The original testing team hails from the rainy Pacific Northwest, one of the nation's most reliably wet climates. Over the years, we've extended testing to the mountains of Colorado. Our testers have used these products on rainy commutes into Seattle, hiking through urban parks, in the foothills of the Rocky Mountains, and even on backcountry ski outings in springtime slush storms.
While most of the models in this review are explicitly for rain, a few have quirks to allow for greater versatility, such as for high wind events or for ease of use in the sun. We acknowledge that some people like to use umbrellas in a variety of manners, so we kept this in mind when establishing and engaging with our testing methods.
We standardized our test for rain protection by taking laps around our local neighborhood or park, clear and open to the dripping sky, with each umbrella. This allowed us to assess the realistic rain protection properties of each product in the same conditions. We made notes between each lap, paying attention to where we felt the threshold was in the exposure of our upper body to the elements.
We also took general note of how the wind seemed to catch or affect the balance of each model. Then we conducted a formal Wind Test by holding each out the passenger window of a vehicle and slowly speeding up until the canopy collapsed or otherwise became unmanageable. Next, we repeated the test but with the canopy angled to catch the wind to find out at what wind speed it inverted.

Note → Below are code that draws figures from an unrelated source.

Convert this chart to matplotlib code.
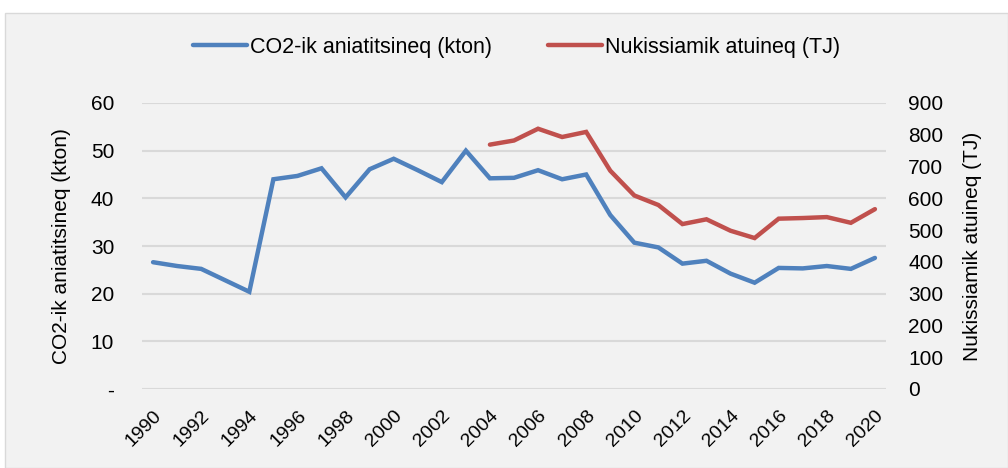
import numpy as np
import matplotlib.pyplot as plt
import matplotlib.transforms as mtransforms
from matplotlib.patches import Rectangle

plt.rcParams['font.family'] = ['Liberation Sans', 'DejaVu Sans']

years = list(range(1990, 2021))
co2 = [26.6, 25.8, 25.2, 22.8, 20.4, 44.0, 44.7, 46.3, 40.2, 46.1,
       48.3, 45.9, 43.4, 50.0, 44.2, 44.3, 45.9, 44.0, 45.0, 36.5,
       30.7, 29.7, 26.3, 26.9, 24.2, 22.3, 25.4, 25.3, 25.8, 25.2, 27.5]
energy_years = list(range(2004, 2021))
energy = [769, 782, 819, 793, 809, 687, 609, 579, 519, 534,
          498, 475, 536, 538, 541, 523, 566]

blue = "#4f81bd"
red = "#c0504d"
bg = "#f2f2f2"

fig = plt.figure(figsize=(10.08, 4.68), dpi=100)
fig.patch.set_facecolor("white")
fig.patches.append(Rectangle((5 / 1008, 0), 1003 / 1008, 455 / 468, transform=fig.transFigure,
                             facecolor=bg, edgecolor="#d9d9d9", lw=1, zorder=-1))

ax = fig.add_axes([142 / 1008, 1 - 389 / 468, (886 - 142) / 1008, (389 - 103) / 468])
ax.set_facecolor(bg)
ax2 = ax.twinx()

l1, = ax.plot(years, co2, color=blue, lw=3.2, solid_capstyle="round", solid_joinstyle="miter")
l2, = ax2.plot(energy_years, energy, color=red, lw=3.2, solid_capstyle="round", solid_joinstyle="miter")

ax.set_xlim(1989.54, 2020.46)
ax.set_ylim(0, 60)
ax2.set_ylim(0, 900)
ax.set_yticks(range(0, 61, 10))
ax.set_yticklabels(["-"] + [str(v) for v in range(10, 61, 10)])
ax2.set_yticks(range(0, 901, 100))
ax.set_xticks(range(1990, 2021, 2))
ax.set_xticklabels([str(y) for y in range(1990, 2021, 2)], rotation=45, ha="right",
                   va="top", rotation_mode="anchor", fontsize=14)
offset = mtransforms.ScaledTranslation(-11 / 100, 0, fig.dpi_scale_trans)
for lab in ax.get_xticklabels():
    lab.set_transform(lab.get_transform() + offset)

ax.grid(axis="y", color="#d9d9d9", lw=1.5)
ax.set_axisbelow(True)
for a in (ax, ax2):
    for s in a.spines.values():
        s.set_visible(False)
    a.tick_params(axis="y", length=0, labelsize=15)
ax.tick_params(axis="x", length=0, pad=13)
ax.tick_params(axis="y", pad=20)
ax2.tick_params(axis="y", pad=16)

ax.set_ylabel("CO2-ik aniatitsineq (kton)", fontsize=15, labelpad=14)
ax2.set_ylabel("Nukissiamik atuineq (TJ)", fontsize=15, labelpad=14)

fig.legend([l1, l2], ["CO2-ik aniatitsineq (kton)", "Nukissiamik atuineq (TJ)"],
           loc="center", bbox_to_anchor=(517 / 1008, 1 - 47 / 468), ncol=2, frameon=False,
           fontsize=15.5, handlelength=2.5, handletextpad=0.15, columnspacing=2.6)

fig.savefig("out.png", dpi=100, facecolor="white")
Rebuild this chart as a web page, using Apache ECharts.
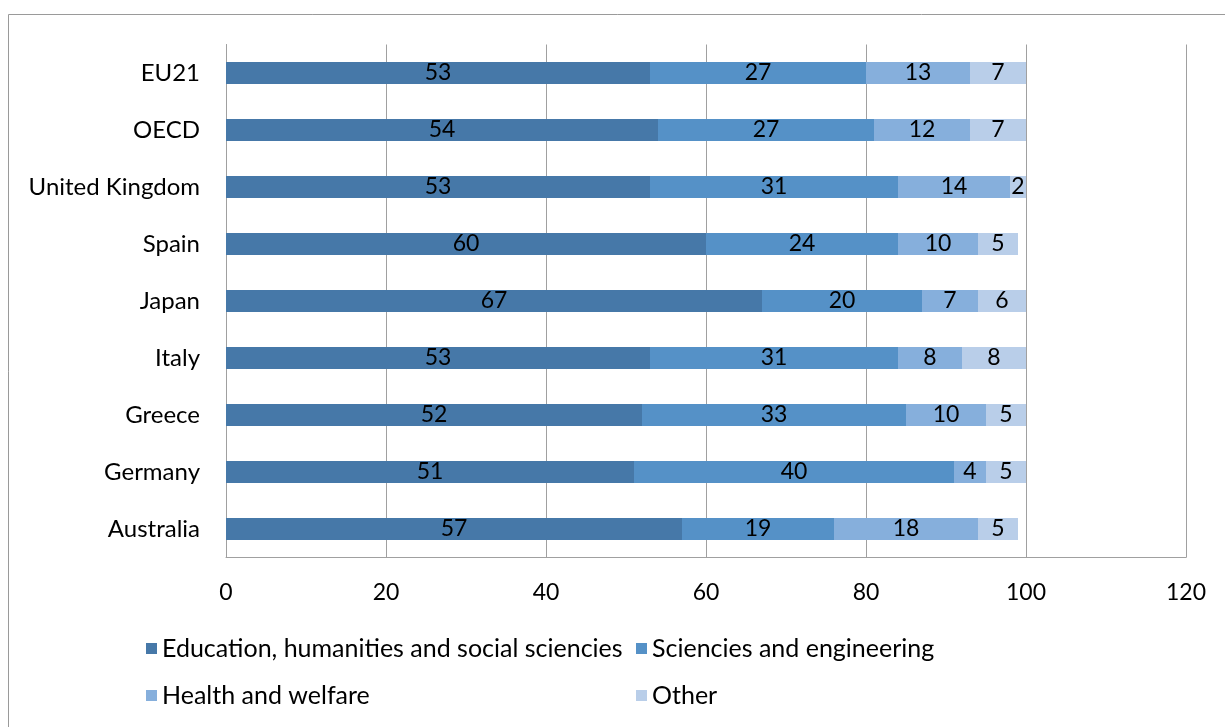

Technical measurements were made as well, such as canopy diameter and depth. We use these measurements instead of "arc length," which is often reported by manufacturers. We find that arc length can be misleading since it says nothing of the angle of the arc. With diameter and depth, you can better envision the shape and size of each canopy, and therefore, its approximate coverage.
Ease of Transport
We carried and carted all of these products in various ways; in backpacks, handbags, on back seats, in our bare hands, and even in the occasional back pocket. Additionally, we weighed each model and measured the packed length in its sleeve (if it came with one). If you're going to be toting these things around a lot, it's nice to know the dimensions of what you're dealing with. We feel these details also contribute to the overall appeal and ease of use.
During general use, we pay attention to how the canopy material feels and looks over time. We also standardized a test of opening and closing the umbrellas 30 times in a row, taking note of any squeaks that arise or a change in the flow of the mechanism. Our wind testing also plays a part in testing durability by seeing how the structures of the umbrellas stand up to these more extreme circumstances.
Ease of Use
In expanding the metric of ease of transport, which determines how handy or unwieldy a given model can be, we also consider the actual operating mechanisms. If there are automatic features built into the design, such as buttons that deploy the canopy, we take note of how easy or practical such features are. Particularly during the durability test of opening and closing 30 times in a row, we get a good feel for the mechanics. More often than not, it's actually the manually operated umbrellas that tend to be the most fluid and don't require a ton of muscle to collapse again. Lastly, we note how easy it is to stash a model into its sleeve if it comes with one.
While a subjective metric, we considered the fashion sense of each design, asking others to weigh in on the style of each product. Sometimes the appearance and appeal of an umbrella can completely outweigh its function, so for us, style holds the lowest metric weight.